What Happens if Your Judge Falls Ill After Trial But Before Judgement?
It is not uncommon for judges to reserve their reasons for judgment after a trial concludes. Sometimes this can take many months. What happens if a judge becomes ill or dies during this period of time? Reasons for judgement were released this week by the BC Supreme Court, Kelowna Registry, dealing with such a scenario.
In this week’s case (Walsh v. GMAC Leasco Corporation) the Plaintiff was injured in a motor vehicle incident. After trial concluded the presiding judge reserved his reasons. He fell ill and he could not render judgement. As required by the BC Supreme Court Rules the Associate Chief Justice appointed a new judge to conclude the matter. Complicating matters further the Plaintiff’s lawyer died before the new judge was appointed.
The parties could not agree on how best to finalize the matter. The Plaintiff argued the new judge could review the transcripts from the trial and render a decision. The Defendant argued a new trial was necessary. Mr. Justice Johnston decided that the best resolution would be to review the transcripts and address the recalling of witnesses on an individual basis.

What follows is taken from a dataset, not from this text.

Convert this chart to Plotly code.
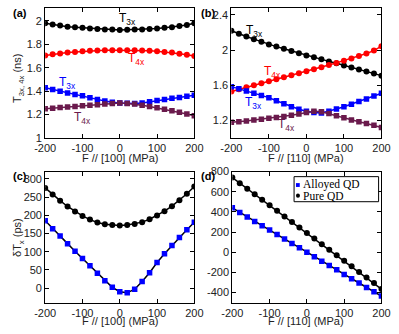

The Court provided the following reasons:
[11] Present Rule 23-1(10) is almost identical to former Rule 64(10) and any difference between present Rule 23-1(11) and former Rule 64(11) appears to be mostly in layout rather than substance.
[12] My primary concern is how best to do justice between the parties to this action. In the unusual circumstances of this case, the plaintiff’s stated desire to have the matter retried on the transcripts of the evidence and argument already given should be given greater weight in light of the fact that the counsel chosen by her to carry her case through trial is no longer available to act for her.

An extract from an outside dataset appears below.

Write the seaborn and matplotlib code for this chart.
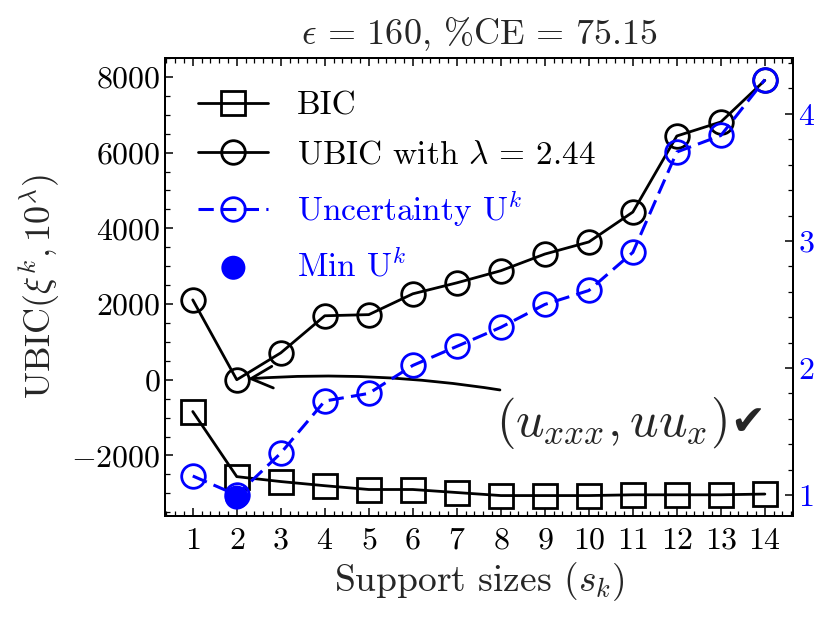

[13] The controversy surrounding the written opinion I expect will have been fully argued, that argument will be reproduced in the transcript, and I will be in an equally good position to identify portions of the opinion that are either inadmissible or to which little weight should be attached.

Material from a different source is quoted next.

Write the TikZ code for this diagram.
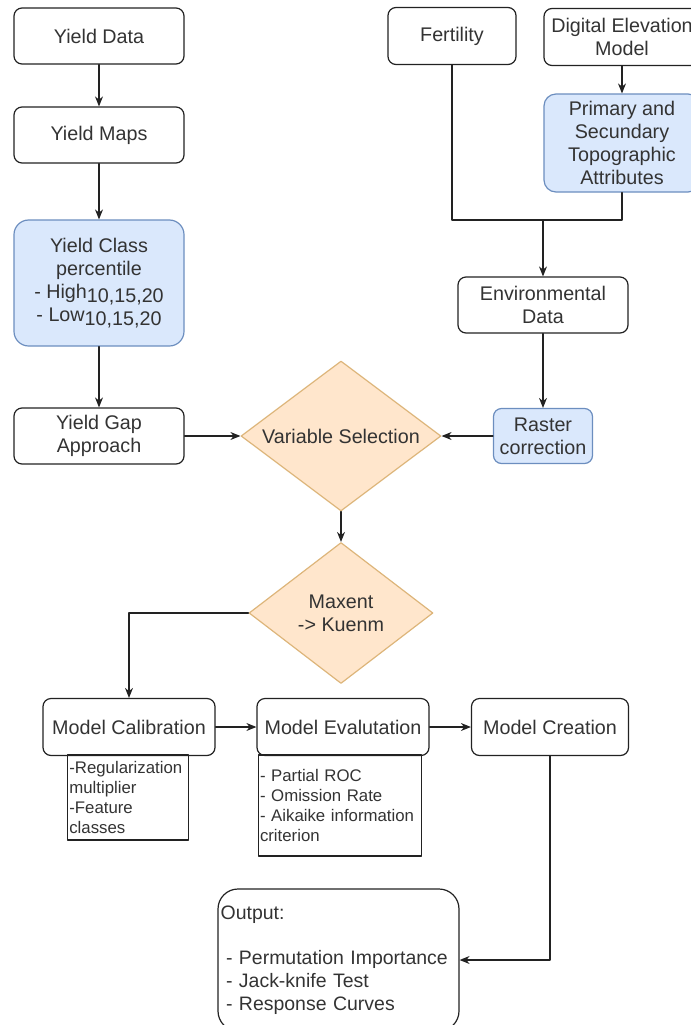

[14] I am persuaded that the appropriate exercise of my discretion under Rule 23?1(11) is to direct that the re-trial be on the official transcript of the evidence heard at the original trial, together with the exhibits filed. That transcript will contain the submissions of counsel on any issues that arose during the trial, together with opening and closing arguments.
[15] I give leave to the parties to apply to have the evidence of any witness reheard orally, but no such application can be made until the transcripts have been received and a suitable time has lapsed to permit reading of those transcripts.